Study Abroad Blog
Thursday, July 13: Canoeing on the River Clyde
We spent a day canoeing on the River Clyde in South Lanarkshire, Scotland today. The Clyde travels through the city of Glasgow and is the 2nd longest river in Scotland. We met Craig and Caitlin, our guides for the day, at one section of the Clyde, and we ended our paddle further down river, where the bus met us to take us back to the Lodge.
The water was pretty choppy in places, and a few of us fell in during the journey at various points. But we soldiered on and enjoyed the adventure of it all. Sections of the river were also quite shallow, so we would often find our boats colliding with rocks on the river bed, which required us to get out of our canoes in order to free ourselves. Every couple hundred yards strong rips required our full attention, and even though the water level never got much higher than our knees, there were a number of adrenaline packed runs through which our plastic canoes banged and bumped.

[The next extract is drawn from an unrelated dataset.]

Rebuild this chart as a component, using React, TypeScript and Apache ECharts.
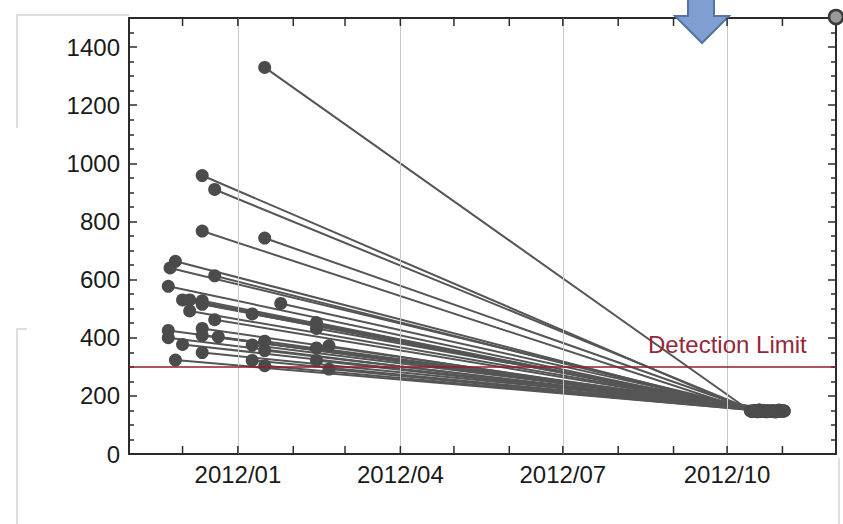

The weather looked more than a little threatening on several occasions, but the rain didn’t really start coming down until after we’d exited the boats at the end of the day. We saw blue heron at the water’s edge on our journey—as well as a number of swans, sand martins and oyster catchers. We also caught our first glimpse of a highland cow and encountered more than one herd of sheep and cows crossing the river during our journey down the Clyde. Our take-out, at a 19th century, multi-arched stone bridge required some heroic effort to drag/carry our canoes through a cow pasture, over an electric fence, and onto the verge of the roadway where our bus retrieved us – a little bedraggled and mildly hypothermic, but a bit wilder for the experience.